BAGHDAD -- The wave of revolutions that has swept the Middle East and North Africa over the last year is prompting a large number of Iraqi refugees to return home, despite their reluctance to return to a still unstable country.
An estimated 2.3 million refugees fled the country after the violence that erupted after the overthrow of Saddam Hussein in 2003. Violence reached its peak in 2006 and 2007 when sectarian fighting between Shia and Sunni Arabs brought the country to the brink of civil war.
Now, however, officials in charge of immigration and refugee issues say that they are seeing a marked increase in the numbers of Iraqis returning. Most are coming from countries that have experienced unrest over the last year.
"There has been an increase in the number of Iraqis returning from Libya, Egypt, Yemen and Syria, even from Tunisia," Dindar Najman, Iraq's minister for migration and displacement said. "More and more Iraqis are coming every day from countries where the events of the Arab Spring have either taken place or are ongoing."
Najman said that while his ministry does not have precise figures, he estimates that tens of thousands hare returned since 2011. He noted that the number of Iraqis who have registered as asylum-seekers or refugees in neighboring countries has declined sharply during the same period.
"These figures are continuing on a downward trend as the returns increase month by month," Najman said.
"Iraq is not yet a safe country, but it will be better to be living at home when everywhere else is unsafe," said Zainab Fadhel, 32 and a mother of two who has just returned from Syria. "This is not our war; we don't need to be involved." "I fled from fighting when it erupted in my own country, and I will flee it when it breaks out somewhere (else)," she added.
Abu Hanan, 41 and a father of four, came back from Egypt several months ago after becoming alarmed by the unrest that followed the removal of President Hosni Mubarak.
"The chaos spread everywhere," he said. "I was worried about my daughters, so I opted to be back home."
Others have come to the opposite conclusion. "It's violent here and it's violent there," said Safaa Aziz, a young Iraqi living in Syria. "But at least I've got a business here. What would I do if I went back to Iraq? Be unemployed?"
Ali al-Mosawi, an adviser to Iraqi Prime Minister Nouri al-Maliki, says the government has programs in place to help returning refugees resettle and rebuild their lives.
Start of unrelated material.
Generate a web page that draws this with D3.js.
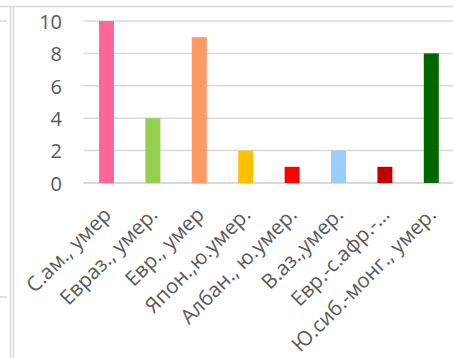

"We have given each returning family a grant of $3,400 and we've also allowed their sons and daughters to enroll in Iraqi universities and schools without submitting any documentation," he said.
But others doubt that the government's resettlement program has done little to encourage those who fled to return.
"Paying someone that amount of money - $3,400 - won't even be enough to rebuild his house," said Abdul Khaliq Zangana, the former head of the parliamentary committee for displaced persons and immigrants. "It isn't enough to persuade him to return home, and then leave his family exposed to danger once again.
"If it hadn't been for the Arab Spring, Iraqi refugees would never have returned," he said.